**TO DO:** Type out the complete listing below word for word, without its pictures.

**INFORMATION PROVIDED:**
§

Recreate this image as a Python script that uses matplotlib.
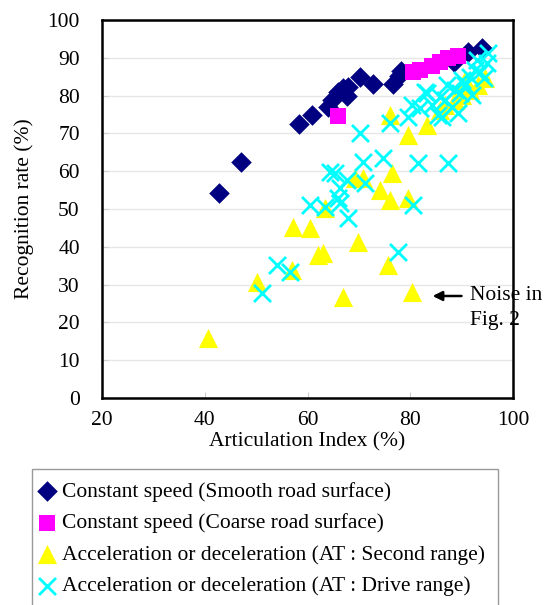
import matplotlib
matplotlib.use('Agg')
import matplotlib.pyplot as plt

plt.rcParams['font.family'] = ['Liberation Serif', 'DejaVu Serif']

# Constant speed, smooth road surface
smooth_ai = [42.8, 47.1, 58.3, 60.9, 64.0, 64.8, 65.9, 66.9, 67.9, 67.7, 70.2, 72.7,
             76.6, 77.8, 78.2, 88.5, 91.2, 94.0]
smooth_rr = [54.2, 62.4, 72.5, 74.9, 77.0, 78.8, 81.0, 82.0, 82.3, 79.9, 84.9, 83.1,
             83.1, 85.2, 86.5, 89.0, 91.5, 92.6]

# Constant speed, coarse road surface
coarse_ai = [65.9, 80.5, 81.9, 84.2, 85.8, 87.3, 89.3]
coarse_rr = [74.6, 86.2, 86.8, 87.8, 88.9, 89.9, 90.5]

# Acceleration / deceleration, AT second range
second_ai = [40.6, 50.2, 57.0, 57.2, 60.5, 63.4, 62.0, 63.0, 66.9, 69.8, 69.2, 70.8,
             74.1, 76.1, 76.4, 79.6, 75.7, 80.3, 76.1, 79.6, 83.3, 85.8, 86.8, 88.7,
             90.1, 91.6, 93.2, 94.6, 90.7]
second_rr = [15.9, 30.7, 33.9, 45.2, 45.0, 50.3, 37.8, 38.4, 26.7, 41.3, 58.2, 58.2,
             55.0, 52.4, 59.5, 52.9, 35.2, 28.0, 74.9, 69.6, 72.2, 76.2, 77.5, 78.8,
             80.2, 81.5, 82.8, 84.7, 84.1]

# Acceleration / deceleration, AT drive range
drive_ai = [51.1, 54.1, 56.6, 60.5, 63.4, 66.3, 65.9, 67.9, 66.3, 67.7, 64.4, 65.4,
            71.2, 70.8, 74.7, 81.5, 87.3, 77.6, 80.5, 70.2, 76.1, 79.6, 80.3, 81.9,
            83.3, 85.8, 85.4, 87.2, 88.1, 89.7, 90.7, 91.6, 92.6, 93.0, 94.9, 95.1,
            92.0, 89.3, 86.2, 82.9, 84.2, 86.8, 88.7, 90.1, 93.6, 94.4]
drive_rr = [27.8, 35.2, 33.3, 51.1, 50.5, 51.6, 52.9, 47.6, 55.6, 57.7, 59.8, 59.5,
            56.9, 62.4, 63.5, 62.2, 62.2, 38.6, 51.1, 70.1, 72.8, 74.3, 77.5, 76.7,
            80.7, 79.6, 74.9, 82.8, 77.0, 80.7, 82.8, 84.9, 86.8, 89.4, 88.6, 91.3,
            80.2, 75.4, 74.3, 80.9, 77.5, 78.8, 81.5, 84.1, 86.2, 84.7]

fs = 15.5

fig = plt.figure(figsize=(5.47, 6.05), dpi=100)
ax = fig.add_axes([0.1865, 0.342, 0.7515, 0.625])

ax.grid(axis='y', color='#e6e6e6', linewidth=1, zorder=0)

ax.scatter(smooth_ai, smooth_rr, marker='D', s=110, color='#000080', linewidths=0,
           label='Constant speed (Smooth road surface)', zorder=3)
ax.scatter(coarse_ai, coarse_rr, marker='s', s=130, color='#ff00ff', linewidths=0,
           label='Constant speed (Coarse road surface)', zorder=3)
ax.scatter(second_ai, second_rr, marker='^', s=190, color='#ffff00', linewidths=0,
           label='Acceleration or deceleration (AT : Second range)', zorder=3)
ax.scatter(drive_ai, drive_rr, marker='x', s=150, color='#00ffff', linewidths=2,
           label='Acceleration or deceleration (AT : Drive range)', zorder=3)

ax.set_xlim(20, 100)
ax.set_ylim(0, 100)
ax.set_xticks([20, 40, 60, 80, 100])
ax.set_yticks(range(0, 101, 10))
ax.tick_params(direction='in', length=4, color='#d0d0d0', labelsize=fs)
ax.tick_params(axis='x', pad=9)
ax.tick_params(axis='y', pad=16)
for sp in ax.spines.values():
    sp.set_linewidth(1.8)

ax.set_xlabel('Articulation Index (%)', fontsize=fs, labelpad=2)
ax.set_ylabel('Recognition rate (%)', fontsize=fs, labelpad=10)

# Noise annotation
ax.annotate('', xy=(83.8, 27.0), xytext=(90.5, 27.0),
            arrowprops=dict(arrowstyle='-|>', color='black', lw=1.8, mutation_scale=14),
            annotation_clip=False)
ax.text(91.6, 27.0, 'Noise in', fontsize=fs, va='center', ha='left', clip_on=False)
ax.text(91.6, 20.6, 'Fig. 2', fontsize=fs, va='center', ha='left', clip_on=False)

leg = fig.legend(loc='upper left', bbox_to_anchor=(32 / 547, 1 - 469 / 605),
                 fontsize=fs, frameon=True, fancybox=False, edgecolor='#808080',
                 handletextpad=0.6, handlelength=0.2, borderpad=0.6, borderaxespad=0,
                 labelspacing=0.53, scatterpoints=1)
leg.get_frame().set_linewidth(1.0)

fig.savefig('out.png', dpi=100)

§

**FULL SOLUTION:**
Recreate this image as a Python script that uses matplotlib.
import matplotlib
matplotlib.use('Agg')
import matplotlib.pyplot as plt

plt.rcParams['font.family'] = ['Liberation Serif', 'DejaVu Serif']

# Constant speed, smooth road surface
smooth_ai = [42.8, 47.1, 58.3, 60.9, 64.0, 64.8, 65.9, 66.9, 67.9, 67.7, 70.2, 72.7,
             76.6, 77.8, 78.2, 88.5, 91.2, 94.0]
smooth_rr = [54.2, 62.4, 72.5, 74.9, 77.0, 78.8, 81.0, 82.0, 82.3, 79.9, 84.9, 83.1,
             83.1, 85.2, 86.5, 89.0, 91.5, 92.6]

# Constant speed, coarse road surface
coarse_ai = [65.9, 80.5, 81.9, 84.2, 85.8, 87.3, 89.3]
coarse_rr = [74.6, 86.2, 86.8, 87.8, 88.9, 89.9, 90.5]

# Acceleration / deceleration, AT second range
second_ai = [40.6, 50.2, 57.0, 57.2, 60.5, 63.4, 62.0, 63.0, 66.9, 69.8, 69.2, 70.8,
             74.1, 76.1, 76.4, 79.6, 75.7, 80.3, 76.1, 79.6, 83.3, 85.8, 86.8, 88.7,
             90.1, 91.6, 93.2, 94.6, 90.7]
second_rr = [15.9, 30.7, 33.9, 45.2, 45.0, 50.3, 37.8, 38.4, 26.7, 41.3, 58.2, 58.2,
             55.0, 52.4, 59.5, 52.9, 35.2, 28.0, 74.9, 69.6, 72.2, 76.2, 77.5, 78.8,
             80.2, 81.5, 82.8, 84.7, 84.1]

# Acceleration / deceleration, AT drive range
drive_ai = [51.1, 54.1, 56.6, 60.5, 63.4, 66.3, 65.9, 67.9, 66.3, 67.7, 64.4, 65.4,
            71.2, 70.8, 74.7, 81.5, 87.3, 77.6, 80.5, 70.2, 76.1, 79.6, 80.3, 81.9,
            83.3, 85.8, 85.4, 87.2, 88.1, 89.7, 90.7, 91.6, 92.6, 93.0, 94.9, 95.1,
            92.0, 89.3, 86.2, 82.9, 84.2, 86.8, 88.7, 90.1, 93.6, 94.4]
drive_rr = [27.8, 35.2, 33.3, 51.1, 50.5, 51.6, 52.9, 47.6, 55.6, 57.7, 59.8, 59.5,
            56.9, 62.4, 63.5, 62.2, 62.2, 38.6, 51.1, 70.1, 72.8, 74.3, 77.5, 76.7,
            80.7, 79.6, 74.9, 82.8, 77.0, 80.7, 82.8, 84.9, 86.8, 89.4, 88.6, 91.3,
            80.2, 75.4, 74.3, 80.9, 77.5, 78.8, 81.5, 84.1, 86.2, 84.7]

fs = 15.5

fig = plt.figure(figsize=(5.47, 6.05), dpi=100)
ax = fig.add_axes([0.1865, 0.342, 0.7515, 0.625])

ax.grid(axis='y', color='#e6e6e6', linewidth=1, zorder=0)

ax.scatter(smooth_ai, smooth_rr, marker='D', s=110, color='#000080', linewidths=0,
           label='Constant speed (Smooth road surface)', zorder=3)
ax.scatter(coarse_ai, coarse_rr, marker='s', s=130, color='#ff00ff', linewidths=0,
           label='Constant speed (Coarse road surface)', zorder=3)
ax.scatter(second_ai, second_rr, marker='^', s=190, color='#ffff00', linewidths=0,
           label='Acceleration or deceleration (AT : Second range)', zorder=3)
ax.scatter(drive_ai, drive_rr, marker='x', s=150, color='#00ffff', linewidths=2,
           label='Acceleration or deceleration (AT : Drive range)', zorder=3)

ax.set_xlim(20, 100)
ax.set_ylim(0, 100)
ax.set_xticks([20, 40, 60, 80, 100])
ax.set_yticks(range(0, 101, 10))
ax.tick_params(direction='in', length=4, color='#d0d0d0', labelsize=fs)
ax.tick_params(axis='x', pad=9)
ax.tick_params(axis='y', pad=16)
for sp in ax.spines.values():
    sp.set_linewidth(1.8)

ax.set_xlabel('Articulation Index (%)', fontsize=fs, labelpad=2)
ax.set_ylabel('Recognition rate (%)', fontsize=fs, labelpad=10)

# Noise annotation
ax.annotate('', xy=(83.8, 27.0), xytext=(90.5, 27.0),
            arrowprops=dict(arrowstyle='-|>', color='black', lw=1.8, mutation_scale=14),
            annotation_clip=False)
ax.text(91.6, 27.0, 'Noise in', fontsize=fs, va='center', ha='left', clip_on=False)
ax.text(91.6, 20.6, 'Fig. 2', fontsize=fs, va='center', ha='left', clip_on=False)

leg = fig.legend(loc='upper left', bbox_to_anchor=(32 / 547, 1 - 469 / 605),
                 fontsize=fs, frameon=True, fancybox=False, edgecolor='#808080',
                 handletextpad=0.6, handlelength=0.2, borderpad=0.6, borderaxespad=0,
                 labelspacing=0.53, scatterpoints=1)
leg.get_frame().set_linewidth(1.0)

fig.savefig('out.png', dpi=100)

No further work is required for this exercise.